Milei hizo una revolución el 20 de diciembre, porque ha escogido la verdad
Pero la razón por la que no titubeo en calificar la acción de Milei como una profunda revolución, no se refiere al hecho de que haya dicho una serie de verdades –verdades en las que basó su campaña electoral y que repitió hasta el cansancio–, sino por el contenido del Decreto de Necesidad y Urgencia –DNU–, que debe ser uno de los más potentes y articulados documentos que se hayan producido en nuestra lengua sobre las perversiones, las desmesuras, las patologías inherentes a la obesidad estatal. Lo que tiene de excepcional el DNU es lo que muestra y lo que se propone: iniciar el desmontaje riguroso del estatismo argentino, el desmontaje del fetiche estatal tan extendido en Hispanoamérica.
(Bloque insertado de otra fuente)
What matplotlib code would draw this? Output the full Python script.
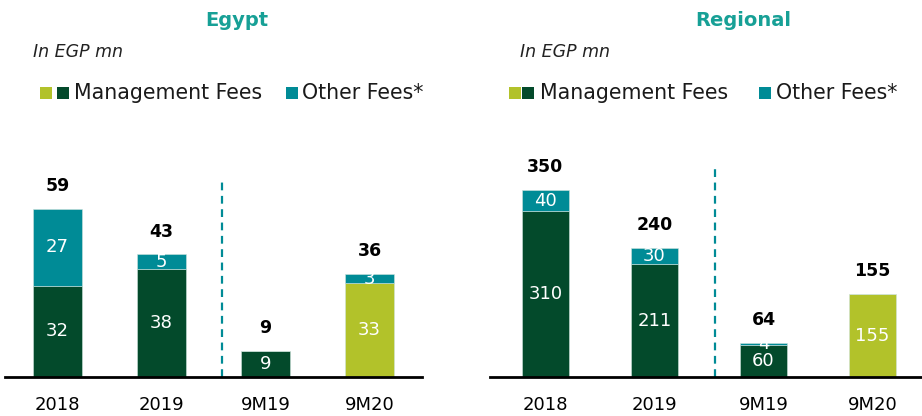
import matplotlib
matplotlib.use("Agg")
import matplotlib.pyplot as plt
from matplotlib.patches import Rectangle

plt.rcParams["font.family"] = ["DejaVu Sans"]

W, H = 922, 416

periods = ["2018", "2019", "9M19", "9M20"]

egypt_mgmt = [32, 38, 9, 33]
egypt_other = [27, 5, 0, 3]
egypt_total = [59, 43, 9, 36]

regional_mgmt = [310, 211, 60, 155]
regional_other = [40, 30, 4, 0]
regional_total = [350, 240, 64, 155]

DARK = "#034a2b"
LIME = "#b2c22a"
TEAL = "#008b96"
TITLE = "#17a096"
mgmt_colors = [DARK, DARK, DARK, LIME]


def px_axes(x0, x1, y_top, y_base):
    """Axes placed by pixel box (y measured from the top)."""
    return fig.add_axes([x0 / W, 1 - y_base / H, (x1 - x0) / W, (y_base - y_top) / H])


def panel(ax, mgmt, other, total, xlim, ymax, width, sep_x, sep_top):
    xs = range(len(periods))
    ax.bar(xs, mgmt, width=width, color=mgmt_colors, edgecolor="#cfe3dc", linewidth=0.4)
    ax.bar(xs, other, width=width, bottom=mgmt, color=TEAL, edgecolor="#cfe3dc", linewidth=0.4)
    for x, m, o, t in zip(xs, mgmt, other, total):
        ax.text(x, m / 2, str(m), ha="center", va="center", color="white", fontsize=13)
        if o:
            ax.text(x, m + o / 2, str(o), ha="center", va="center", color="white", fontsize=13)
        ax.annotate(str(t), (x, m + o), xytext=(0, 16.5), textcoords="offset points",
                    ha="center", va="center", fontsize=12.5, fontweight="bold", color="black")
    ax.axvline(sep_x, ymin=0, ymax=sep_top / ymax, color=TEAL, linestyle=(0, (3.5, 2.5)),
               linewidth=1.6)
    ax.set_xlim(*xlim)
    ax.set_ylim(0, ymax)
    ax.set_xticks(list(xs))
    ax.set_xticklabels(periods, fontsize=13)
    ax.tick_params(axis="x", length=0, pad=14)
    ax.set_yticks([])
    for side in ("top", "left", "right"):
        ax.spines[side].set_visible(False)
    ax.spines["bottom"].set_linewidth(2)
    ax.spines["bottom"].set_color("black")


def legend(x_lime, x_dark, x_text1, x_teal, x_text2, yc=93, sq=12):
    for x, c in ((x_lime, LIME), (x_dark, DARK), (x_teal, TEAL)):
        fig.add_artist(Rectangle((x / W, 1 - (yc + sq / 2) / H), sq / W, sq / H,
                                 transform=fig.transFigure, color=c, lw=0))
    fig.text(x_text1 / W, 1 - yc / H, "Management Fees", fontsize=14.8, va="center",
             color="#1a1a1a")
    fig.text(x_text2 / W, 1 - yc / H, "Other Fees*", fontsize=14.8, va="center",
             color="#1a1a1a")


fig = plt.figure(figsize=(W / 100, H / 100), dpi=100)

# Egypt
ax1 = px_axes(5, 422, 130, 377)
panel(ax1, egypt_mgmt, egypt_other, egypt_total,
      xlim=(-0.505, 3.505), ymax=247 / 2.85, width=0.47, sep_x=1.58, sep_top=197 / 2.85)
fig.text(237 / W, 1 - 20 / H, "Egypt", ha="center", va="center", fontsize=14,
         fontweight="bold", color=TITLE)
fig.text(33 / W, 1 - 52 / H, "In EGP mn", ha="left", va="center", fontsize=12.5,
         style="italic", color="#222222")
legend(40, 57, 74, 286, 302)

# Regional
ax2 = px_axes(490, 922, 130, 377)
panel(ax2, regional_mgmt, regional_other, regional_total,
      xlim=(-0.509, 3.454), ymax=247 / 0.534, width=0.43, sep_x=1.555, sep_top=210 / 0.534)
fig.text(743 / W, 1 - 20 / H, "Regional", ha="center", va="center", fontsize=14,
         fontweight="bold", color=TITLE)
fig.text(520 / W, 1 - 52 / H, "In EGP mn", ha="left", va="center", fontsize=12.5,
         style="italic", color="#222222")
legend(509, 522, 540, 759, 776)

fig.savefig("out.png", dpi=100)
Si el lector me permite una recomendación le digo: no se conforme con ver en una pantalla los quince minutos que duró la intervención en la que Milei se dirigió a los ciudadanos argentinos. En la página web del Gobierno de Argentina y en muchos otros portales informativos está el texto completo, un poco más de 17.000 palabras, cuya lectura ofrece una visión que nunca o casi nunca se nos ofrece: la de mostrar el casi incuantificable número de asuntos en los que Estado se involucra, penetrando en cada aspecto del hacer corriente de las personas y las sociedades. Nada escapa a la voracidad del estatismo.
Tan importante es que el plan económico que el presidente Milei ha puesto en marcha que se propone evitar que la inflación en el 2024 alcance la cifra demencial de 15.000 %, y se propone reducir el déficit fiscal, que es del 15 % del Producto Interno Bruto, como, por ejemplo, con la eliminación de las primeras 300 leyes. Están desapareciendo nada menos que 250.000 trabas burocráticas –requisitos, permisos, diligencias diversas–, que un siglo de prácticas intervencionistas, han ido creando para beneficio de la clase político-burocrática. Beneficio porque cada una de ellas es un recurso, una triquiñuela para la corrupción, para el clientelismo, para las coimas, para el establecimiento de una red de favores y prebendas.
Los propósitos que Milei ha puesto en marcha no admiten banalizaciones: son enormes, casi heroicos. Se propone, nada menos, que desmontar el andamiaje jurídico e institucional que el estatismo, el populismo peronista, el militarismo recalcitrante, las izquierdas cómplices y otros muchos beneficiarios, han construido a lo largo de un siglo, como el método para mantener bajo su control a toda una sociedad.
En la idea de modernizar al Estado, que incluye aliviar las cargas de empresas improductivas y corrompidas; en la clara voluntad de modernizar el mercado laboral y de reducir sustantivamente el tamaño de la burocracia; en la decisión de derogar leyes relativas al mercado inmobiliario, al abastecimiento, al transporte nacional, a los precios, sobre el funcionamiento de las aduanas, y sobre los más diversos sectores productivos, no hay, tal como argumentan los populistas derrotados, el deseo de beneficiar a la clase empresarial. Este es un error de perspectiva y de reiteración de los patrones mentales que han conducido a la nación argentina a la grave situación en la que se encuentra hoy.
En el plan Milei, en la voluntad interior del Decreto de Necesidad y Urgencia, y en las medidas que le seguirán, lo que hay es un deseo de liberación: liberar a los ciudadanos de las dependencias; liberarlos de los abusos y los dispositivos de extorsión de burócratas y políticos. Lo que hay es un programa que espera limpiar el terreno para que la pujanza de los argentinos encuentre un campo sembrado para crecer y progresar, que saque al país de la condena de la pobreza y los crack económicos recurrentes.